Vidal has had close ties with the Democratic Party for years. He is a distant cousin of former President Jimmy Carter, his mother married the future stepfather of Jacqueline Kennedy, his grandfather “brought the state of Oklahoma into the Union,” and he claims distant cousinship with former Vice President Al Gore.

Vidal endorsed the idea of another run for the presidency by Gore and said that “Al should serve in the office to which we elected him once before.”

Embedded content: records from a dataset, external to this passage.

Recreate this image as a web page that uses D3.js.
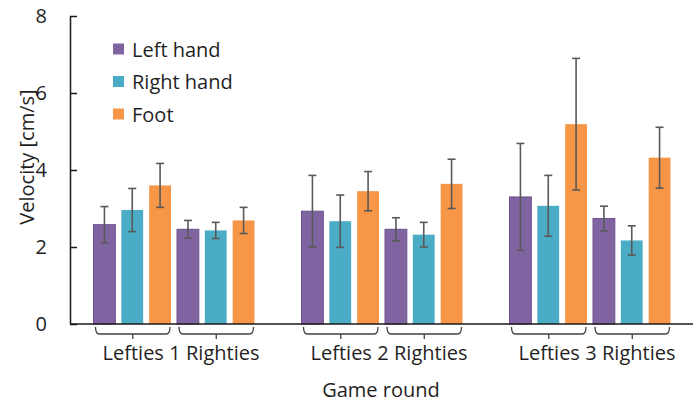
<!DOCTYPE html>
<html>
<head>
<meta charset="utf-8">
<script src="https://cdn.jsdelivr.net/npm/d3@7"></script>
<style>
  html, body { margin: 0; padding: 0; background: #fff; }
  svg { display: block; font-family: "Open Sans", sans-serif; }
</style>
</head>
<body>
<svg id="chart" width="700" height="405"></svg>
<script>
// ---- data ----
const rounds = ["1", "2", "3"];
const groups = ["Lefties", "Righties"];
const seriesNames = ["Left hand", "Right hand", "Foot"];
const seriesColors = ["#8064A2", "#4BACC6", "#F79646"];
const yTicks = [0, 2, 4, 6, 8];
// values ordered: R1 Lefties, R1 Righties, R2 Lefties, R2 Righties, R3 Lefties, R3 Righties
const leftHand     = [2.58, 2.46, 2.93, 2.46, 3.30, 2.74];
const leftHandErr  = [0.47, 0.23, 0.93, 0.30, 1.39, 0.32];
const rightHand    = [2.96, 2.43, 2.67, 2.32, 3.07, 2.17];
const rightHandErr = [0.56, 0.21, 0.68, 0.32, 0.79, 0.38];
const foot         = [3.60, 2.69, 3.45, 3.64, 5.19, 4.32];
const footErr      = [0.57, 0.34, 0.51, 0.64, 1.71, 0.79];

const seriesValues = [leftHand, rightHand, foot];
const seriesErrors = [leftHandErr, rightHandErr, footErr];

(function () {
// build records
const records = [];
rounds.forEach((r, ri) => {
  groups.forEach((g, gi) => {
    seriesNames.forEach((s, si) => {
      const idx = ri * groups.length + gi;
      records.push({ round: r, group: g, series: s, si,
        value: seriesValues[si][idx], err: seriesErrors[si][idx] });
    });
  });
});

// ---- layout ----
const svg = d3.select("#chart");
const pl = 70, pr = 694, pt = 16, pb = 324;
const textColor = "#1f1f1f";
const fs = 20;

const x0 = d3.scaleBand().domain(rounds).range([pl, pr])
  .paddingInner(0.226).paddingOuter(0.113);
const x1 = d3.scaleBand().domain(groups).range([0, x0.bandwidth()])
  .paddingInner(0.072).paddingOuter(0);
const x2 = d3.scaleBand().domain(seriesNames).range([0, x1.bandwidth()])
  .paddingInner(0.2156).paddingOuter(0);
const y = d3.scaleLinear().domain([0, 8]).range([pb, pt]);

const barX = d => x0(d.round) + x1(d.group) + x2(d.series);

// bars
svg.append("g").selectAll("rect").data(records).join("rect")
  .attr("x", barX)
  .attr("y", d => y(d.value))
  .attr("width", x2.bandwidth())
  .attr("height", d => y(0) - y(d.value))
  .attr("fill", d => seriesColors[d.si])
  .attr("stroke", d => d.si === 0 ? "#6a538c" : "none")
  .attr("stroke-width", 1);

// error bars
const eb = svg.append("g").attr("stroke", "#595959").attr("stroke-width", 1.6).attr("fill", "none");
const cx = d => barX(d) + x2.bandwidth() / 2;
eb.selectAll("line.v").data(records).join("line").attr("class", "v")
  .attr("x1", cx).attr("x2", cx)
  .attr("y1", d => y(d.value + d.err)).attr("y2", d => y(d.value - d.err));
eb.selectAll("line.t").data(records).join("line").attr("class", "t")
  .attr("x1", d => cx(d) - 4).attr("x2", d => cx(d) + 4)
  .attr("y1", d => y(d.value + d.err)).attr("y2", d => y(d.value + d.err));
eb.selectAll("line.b").data(records).join("line").attr("class", "b")
  .attr("x1", d => cx(d) - 4).attr("x2", d => cx(d) + 4)
  .attr("y1", d => y(d.value - d.err)).attr("y2", d => y(d.value - d.err));

// y axis
const yAxis = d3.axisLeft(y).tickValues(yTicks).tickSizeInner(-7).tickSizeOuter(0).tickPadding(23);
const yg = svg.append("g").attr("transform", `translate(${pl},0)`).call(yAxis);
yg.select(".domain").attr("stroke", "#1a1a1a").attr("stroke-width", 1.5);
yg.selectAll(".tick line").attr("stroke", "#1a1a1a").attr("stroke-width", 1.5);
yg.selectAll(".tick text").attr("font-size", fs).attr("fill", textColor)
  .attr("font-family", "Open Sans, sans-serif");

// x axis baseline
svg.append("line").attr("x1", pl).attr("x2", 693).attr("y1", y(0)).attr("y2", y(0))
  .attr("stroke", "#1a1a1a").attr("stroke-width", 1.5);

// brackets and labels
const bracketData = [];
rounds.forEach(r => groups.forEach(g => bracketData.push({ round: r, group: g })));
const bg = svg.append("g").attr("stroke", "#404040").attr("stroke-width", 1.3).attr("fill", "none");
bg.selectAll("path").data(bracketData).join("path")
  .attr("d", d => {
    const a = x0(d.round) + x1(d.group) + 2;
    const b = x0(d.round) + x1(d.group) + x1.bandwidth() - 1;
    const m = (a + b) / 2;
    const t = pb + 3, h = pb + 10;
    return `M${a},${t} Q${a},${h} ${a + 4},${h} L${b - 4},${h} Q${b},${h} ${b},${t}` +
           ` M${m},${h} L${m},${h + 5}`;
  });

const lab = svg.append("g").attr("font-size", fs).attr("fill", textColor);
lab.selectAll("text.g").data(bracketData).join("text").attr("class", "g")
  .attr("x", d => x0(d.round) + x1(d.group) + x1.bandwidth() / 2 + (d.group === "Lefties" ? 1 : 7))
  .attr("y", 360)
  .attr("text-anchor", "middle")
  .text(d => d.group);
lab.selectAll("text.r").data(rounds).join("text").attr("class", "r")
  .attr("x", d => x0(d) + x0.bandwidth() / 2 + 1)
  .attr("y", 360)
  .attr("text-anchor", "middle")
  .text(d => d);

// axis titles
svg.append("text").attr("x", (pl + pr) / 2 - 1).attr("y", 397)
  .attr("text-anchor", "middle").attr("font-size", fs).attr("fill", textColor)
  .text("Game round");
svg.append("text").attr("transform", `translate(34,157) rotate(-90)`)
  .attr("text-anchor", "middle").attr("font-size", fs).attr("fill", textColor)
  .text("Velocity [cm/s]");

// legend
const lg = svg.append("g").selectAll("g").data(seriesNames).join("g")
  .attr("transform", (d, i) => `translate(113,${49 + i * 32.5})`);
lg.append("rect").attr("x", 0).attr("y", -5.5).attr("width", 11).attr("height", 11)
  .attr("fill", (d, i) => seriesColors[i]);
lg.append("text").attr("x", 19).attr("y", 7.5).attr("font-size", fs).attr("fill", textColor)
  .text(d => d);
})();
</script>
</body>
</html>
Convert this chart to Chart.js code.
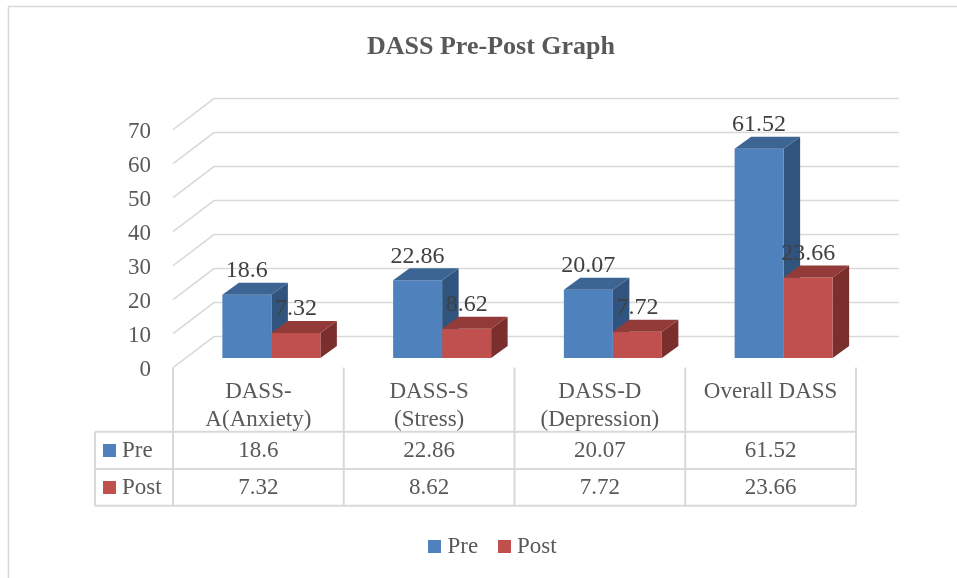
<!DOCTYPE html>
<html>
<head>
<meta charset="utf-8">
<script src="https://cdn.jsdelivr.net/npm/chart.js@4.4.1/dist/chart.umd.min.js"></script>
<style>
  html, body { margin: 0; padding: 0; background: #fff; overflow: hidden; }
  canvas { display: block; }
</style>
</head>
<body>
<canvas id="dassChart" width="957" height="578"></canvas>
<script>
const chartTitle = 'DASS Pre-Post Graph';
const categories = [['DASS-', 'A(Anxiety)'], ['DASS-S', '(Stress)'], ['DASS-D', '(Depression)'], ['Overall DASS']];
const seriesNames = ['Pre', 'Post'];
const preValues = [18.6, 22.86, 20.07, 61.52];
const postValues = [7.32, 8.62, 7.72, 23.66];
const yTicks = [0, 10, 20, 30, 40, 50, 60, 70];

const blue = '#4F81BD', blueTop = '#3D6594', blueSide = '#31547E';
const red = '#C0504D', redTop = '#923B39', redSide = '#7B2F2D';
const gridGrey = '#D9D9D9';
const textGrey = '#595959';
const labelDark = '#404040';
const serif = '"Liberation Serif", "Times New Roman", serif';

// fake 3D: bar plane -> front edge, bar plane -> back wall, bar depth
const toFront = { x: -13, y: 9.6 };
const toBack = { x: 28, y: -21.4 };
const depth = { x: 16.5, y: -12 };

// table rows (y centres) and lines
const headerLines = [392, 420];
const rowY = [450.5, 487.5];
const rowLines = [431.7, 469, 505.7];
const tableLeft = 95;

const fake3d = {
    id: 'fake3d',
    beforeDatasetsDraw(chart) {
        const ctx = chart.ctx;
        const { left, right } = chart.chartArea;
        const y = chart.scales.y;
        ctx.save();

        // outer frame
        ctx.strokeStyle = gridGrey;
        ctx.lineWidth = 1.5;
        ctx.beginPath();
        ctx.moveTo(8.5, 578); ctx.lineTo(8.5, 6.5); ctx.lineTo(957, 6.5);
        ctx.stroke();

        // title
        ctx.fillStyle = textGrey;
        ctx.font = 'bold 26px ' + serif;
        ctx.textAlign = 'center';
        ctx.textBaseline = 'middle';
        ctx.fillText(chartTitle, 491, 47);

        // gridlines on side + back wall, tick labels at front
        ctx.font = '23px ' + serif;
        ctx.textAlign = 'right';
        yTicks.forEach(v => {
            const py = y.getPixelForValue(v);
            ctx.beginPath();
            ctx.moveTo(left + toFront.x, py + toFront.y);
            ctx.lineTo(left + toBack.x, py + toBack.y);
            ctx.lineTo(right + toBack.x + 2, py + toBack.y);
            ctx.stroke();
            ctx.fillText(String(v), 151, py + toFront.y + 2);
        });

        // side faces go under the front faces of the next series
        chart.data.datasets.forEach((ds, i) => {
            chart.getDatasetMeta(i).data.forEach(bar => {
                const x1 = bar.x + bar.width / 2;
                ctx.fillStyle = ds.sideColor;
                ctx.beginPath();
                ctx.moveTo(x1, bar.y);
                ctx.lineTo(x1 + depth.x, bar.y + depth.y);
                ctx.lineTo(x1 + depth.x, bar.base + depth.y);
                ctx.lineTo(x1, bar.base);
                ctx.closePath();
                ctx.fill();
            });
        });
        ctx.restore();
    },
    afterDatasetsDraw(chart) {
        const ctx = chart.ctx;
        const { left, right } = chart.chartArea;
        const x = chart.scales.x;
        ctx.save();

        // top faces + value labels
        chart.data.datasets.forEach((ds, i) => {
            chart.getDatasetMeta(i).data.forEach(bar => {
                const x0 = bar.x - bar.width / 2, x1 = bar.x + bar.width / 2;
                ctx.fillStyle = ds.topColor;
                ctx.beginPath();
                ctx.moveTo(x0, bar.y);
                ctx.lineTo(x0 + depth.x, bar.y + depth.y);
                ctx.lineTo(x1 + depth.x, bar.y + depth.y);
                ctx.lineTo(x1, bar.y);
                ctx.closePath();
                ctx.fill();
            });
        });
        ctx.font = '24px ' + serif;
        ctx.fillStyle = labelDark;
        ctx.textAlign = 'center';
        ctx.textBaseline = 'middle';
        chart.data.datasets.forEach((ds, i) => {
            chart.getDatasetMeta(i).data.forEach((bar, j) => {
                ctx.fillText(String(ds.data[j]), bar.x, bar.y - 24);
            });
        });

        // data table
        const colW = (right - left) / categories.length;
        const frontLeft = left + toFront.x;
        const frontRight = right + toFront.x;
        const floorY = chart.scales.y.getPixelForValue(0) + toFront.y;
        ctx.strokeStyle = gridGrey;
        ctx.lineWidth = 2;
        ctx.beginPath();
        for (let k = 0; k <= categories.length; k++) {
            ctx.moveTo(frontLeft + k * colW, floorY);
            ctx.lineTo(frontLeft + k * colW, rowLines[2]);
        }
        ctx.moveTo(tableLeft, rowLines[0]);
        ctx.lineTo(tableLeft, rowLines[2]);
        rowLines.forEach(ly => {
            ctx.moveTo(tableLeft, ly);
            ctx.lineTo(frontRight, ly);
        });
        ctx.stroke();

        ctx.fillStyle = textGrey;
        ctx.font = '23px ' + serif;
        categories.forEach((lines, k) => {
            const cx = x.getPixelForValue(k) + toFront.x;
            lines.forEach((t, n) => ctx.fillText(t, cx, headerLines[n]));
            chart.data.datasets.forEach((ds, i) => {
                ctx.fillText(String(ds.data[k]), cx, rowY[i]);
            });
        });

        // row keys
        ctx.textAlign = 'left';
        chart.data.datasets.forEach((ds, i) => {
            ctx.fillStyle = ds.backgroundColor;
            ctx.fillRect(103, rowY[i] - 6.5, 13, 13);
            ctx.fillStyle = textGrey;
            ctx.fillText(ds.label, 122, rowY[i]);
        });

        // bottom legend
        const legendX = [[428, 447.5], [498, 517]];
        chart.data.datasets.forEach((ds, i) => {
            ctx.fillStyle = ds.backgroundColor;
            ctx.fillRect(legendX[i][0], 540, 13, 13);
            ctx.fillStyle = textGrey;
            ctx.fillText(ds.label, legendX[i][1], 546.5);
        });
        ctx.restore();
    }
};

const ctx = document.getElementById('dassChart').getContext('2d');
new Chart(ctx, {
    type: 'bar',
    data: {
        labels: categories,
        datasets: [
            { label: seriesNames[0], data: preValues, backgroundColor: blue, topColor: blueTop, sideColor: blueSide },
            { label: seriesNames[1], data: postValues, backgroundColor: red, topColor: redTop, sideColor: redSide }
        ]
    },
    options: {
        responsive: false,
        animation: false,
        layout: { padding: { left: 186, right: 88, top: 120, bottom: 220 } },
        datasets: { bar: { categoryPercentage: 0.574, barPercentage: 1.0, borderWidth: 0 } },
        scales: {
            x: { display: false },
            y: { display: false, min: 0, max: 70 }
        },
        plugins: { legend: { display: false }, title: { display: false }, tooltip: { enabled: false } }
    },
    plugins: [fake3d]
});
</script>
</body>
</html>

Vidal channeled his political estimations through a historical worldview. “In 1945,” Vidal recounted, “Harry Truman was terrified when the presidency fell on his head. He knew what Roosevelt had told him: ‘We must let them strike first, or else it is Roosevelt’s War.’ So, in 1942, when Roosevelt poured $8 billion into gearing up for a war economy, the country was looking good, coming out of a severe Depression. But in peacetime, how was Truman going to get the military appropriations from Congress to keep a strong economy running? He was forced to promote fear of the Russians. And that has been how the Republicans have operated since then. Fear.”

Vidal appeared sanguine about the Democrats’ ability to turn the tide. “Remember that Lyndon Johnson didn’t decide to quit the race in ’68, until he saw Wall Street marching in the streets,” he said with a nod to the Washington admonition to “follow the money.” “Perhaps when the economic collapse finally happens,” he said. “The money people are aware that this joy ride is coming to an end. As to ‘liberalism,’ we wouldn’t have seen the economic reforms of Roosevelt’s New Deal without ‘liberalism.’ This country was ready to revolt in the late ’30s.”

Vidal closed by quoting Tacitus, a third century Roman writer, who noted the impending fall of the Roman Empire: “They have made a desert and call it peace,” he said. “Now we have a desert and call it democracy.”